The global applied projects trip begins at Ohio State, where students work on a project for an international firm for seven weeks. At the end of the semester, students go overseas for three weeks to work on site.

“We find projects for every student that wants to travel because that is important,” Bailey said. “Every student has the opportunity to gain more experience and learn how to work in a global setting.”

Granot said international study tours, like the two that are offered in Ashland’s MBA program, help students grow on a professional and personal scale.

“In the past, our students have gained a global perspective as they’ve discovered the magical ‘city of a hundred spires,’ seen thousands of years of history in Israel, explored Tallinn’s food scene and toured major landmarks,” Granot recalled. “During these visits, students are provided with abundant opportunities to immerse themselves in cultural events.”

Granot explained these cultural events offer professionals a new point of view.

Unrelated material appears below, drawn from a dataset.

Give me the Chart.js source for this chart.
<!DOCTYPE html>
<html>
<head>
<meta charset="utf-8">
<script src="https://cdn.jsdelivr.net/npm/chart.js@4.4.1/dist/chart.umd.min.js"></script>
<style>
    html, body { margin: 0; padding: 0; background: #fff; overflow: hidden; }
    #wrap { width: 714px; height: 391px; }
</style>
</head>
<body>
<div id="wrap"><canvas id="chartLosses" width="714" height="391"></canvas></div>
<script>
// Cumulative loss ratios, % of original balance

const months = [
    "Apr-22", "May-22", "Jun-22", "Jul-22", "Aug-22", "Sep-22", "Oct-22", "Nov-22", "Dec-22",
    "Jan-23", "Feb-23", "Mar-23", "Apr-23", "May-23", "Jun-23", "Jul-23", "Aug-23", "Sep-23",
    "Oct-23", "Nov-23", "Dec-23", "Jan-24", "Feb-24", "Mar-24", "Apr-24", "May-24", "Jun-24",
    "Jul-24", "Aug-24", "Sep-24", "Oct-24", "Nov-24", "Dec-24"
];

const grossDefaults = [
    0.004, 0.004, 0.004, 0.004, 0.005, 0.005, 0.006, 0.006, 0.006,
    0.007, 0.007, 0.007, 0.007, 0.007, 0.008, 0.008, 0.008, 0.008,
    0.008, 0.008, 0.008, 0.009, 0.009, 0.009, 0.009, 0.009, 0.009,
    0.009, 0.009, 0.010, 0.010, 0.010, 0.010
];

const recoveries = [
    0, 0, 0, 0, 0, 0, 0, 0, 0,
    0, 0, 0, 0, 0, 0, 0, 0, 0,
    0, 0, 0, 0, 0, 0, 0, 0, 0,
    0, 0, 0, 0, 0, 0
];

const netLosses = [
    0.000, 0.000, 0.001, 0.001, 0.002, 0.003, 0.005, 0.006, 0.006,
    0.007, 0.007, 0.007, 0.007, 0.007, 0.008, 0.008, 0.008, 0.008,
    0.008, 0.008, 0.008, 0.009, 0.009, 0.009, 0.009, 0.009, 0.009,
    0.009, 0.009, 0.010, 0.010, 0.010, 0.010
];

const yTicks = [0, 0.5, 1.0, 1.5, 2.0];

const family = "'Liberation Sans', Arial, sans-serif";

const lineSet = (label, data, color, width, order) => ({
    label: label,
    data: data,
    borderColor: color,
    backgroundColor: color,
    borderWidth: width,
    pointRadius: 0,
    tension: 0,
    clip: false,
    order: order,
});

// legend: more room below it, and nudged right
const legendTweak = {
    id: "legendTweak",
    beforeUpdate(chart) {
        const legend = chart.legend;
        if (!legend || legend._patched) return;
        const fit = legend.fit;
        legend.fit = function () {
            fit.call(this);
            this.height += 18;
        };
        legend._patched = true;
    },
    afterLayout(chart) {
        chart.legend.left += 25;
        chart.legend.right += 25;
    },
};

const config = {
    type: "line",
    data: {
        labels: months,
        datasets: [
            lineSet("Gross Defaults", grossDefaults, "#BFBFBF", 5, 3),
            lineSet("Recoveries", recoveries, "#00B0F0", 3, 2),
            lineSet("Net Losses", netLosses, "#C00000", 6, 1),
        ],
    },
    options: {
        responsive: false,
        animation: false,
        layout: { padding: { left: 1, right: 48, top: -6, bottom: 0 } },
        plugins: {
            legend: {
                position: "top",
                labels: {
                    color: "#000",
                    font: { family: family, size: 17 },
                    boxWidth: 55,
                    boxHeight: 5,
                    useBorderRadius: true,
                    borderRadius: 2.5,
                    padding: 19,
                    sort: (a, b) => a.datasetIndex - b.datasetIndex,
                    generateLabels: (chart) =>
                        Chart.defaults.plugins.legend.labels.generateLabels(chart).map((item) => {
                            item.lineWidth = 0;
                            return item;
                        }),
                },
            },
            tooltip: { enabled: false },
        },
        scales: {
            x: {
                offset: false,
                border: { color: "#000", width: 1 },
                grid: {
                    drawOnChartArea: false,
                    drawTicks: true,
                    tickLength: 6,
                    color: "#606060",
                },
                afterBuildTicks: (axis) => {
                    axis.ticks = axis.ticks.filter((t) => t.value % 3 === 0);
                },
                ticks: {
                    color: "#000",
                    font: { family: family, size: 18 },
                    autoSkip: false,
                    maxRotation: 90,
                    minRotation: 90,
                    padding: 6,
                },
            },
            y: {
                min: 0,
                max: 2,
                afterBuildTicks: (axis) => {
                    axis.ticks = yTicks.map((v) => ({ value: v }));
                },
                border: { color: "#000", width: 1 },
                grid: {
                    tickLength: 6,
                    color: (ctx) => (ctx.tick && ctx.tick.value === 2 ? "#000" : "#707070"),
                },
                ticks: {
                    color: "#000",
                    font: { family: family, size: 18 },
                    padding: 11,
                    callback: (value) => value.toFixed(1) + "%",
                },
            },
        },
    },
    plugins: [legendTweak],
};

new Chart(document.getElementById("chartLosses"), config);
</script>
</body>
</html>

“These events not only offer an expanded point of view on cultural practices of the world but also provide students with a sought-after skill set that allows them to understand and analyze situations through a different lens,” Granot said.

Bailey said international experiences help MBA students see businesses on a global stage.

“The decisions that managers make tend to be myopic as they sometimes don’t look for things in the long run, sometimes ignoring how their firm interacts on a global stage,” he stated. “In order for students to interact on that broader stage, they need to get out of their comfort one and gain that perspective about how they can understand and interact with others in different countries.”

Steffan said students interested in international opportunities should consider the benefits of participating.

“Business is global indeed, so we want them to understand how to work in multi-locational teams,” she said. “They are learning how to build relationships and skill sets. And when traveling abroad, that’s the real world. We want to emulate what the real world is like.”

Bailey added, “When you move to this global level, they may be going to a country they could eventually work within their career. These are things they will take with them, learning to be comfortable with discomfort. That alone is worth the trip.”

Granot said it’s important to know what one wants to do.

“Outline the aspects you’re seeking to gain from an MBA program and begin the process with a clear and driven mind,” he said. “Our most successful applicants are individuals who are eager to learn from our facility with real-world experience, who are seeking to expand their academic knowledge and professional network and can demonstrate why this program is essential for personal growth.”

Publisher’s note: Elad Granot is a member of the Cleveland Jewish Publication Company Board of Directors.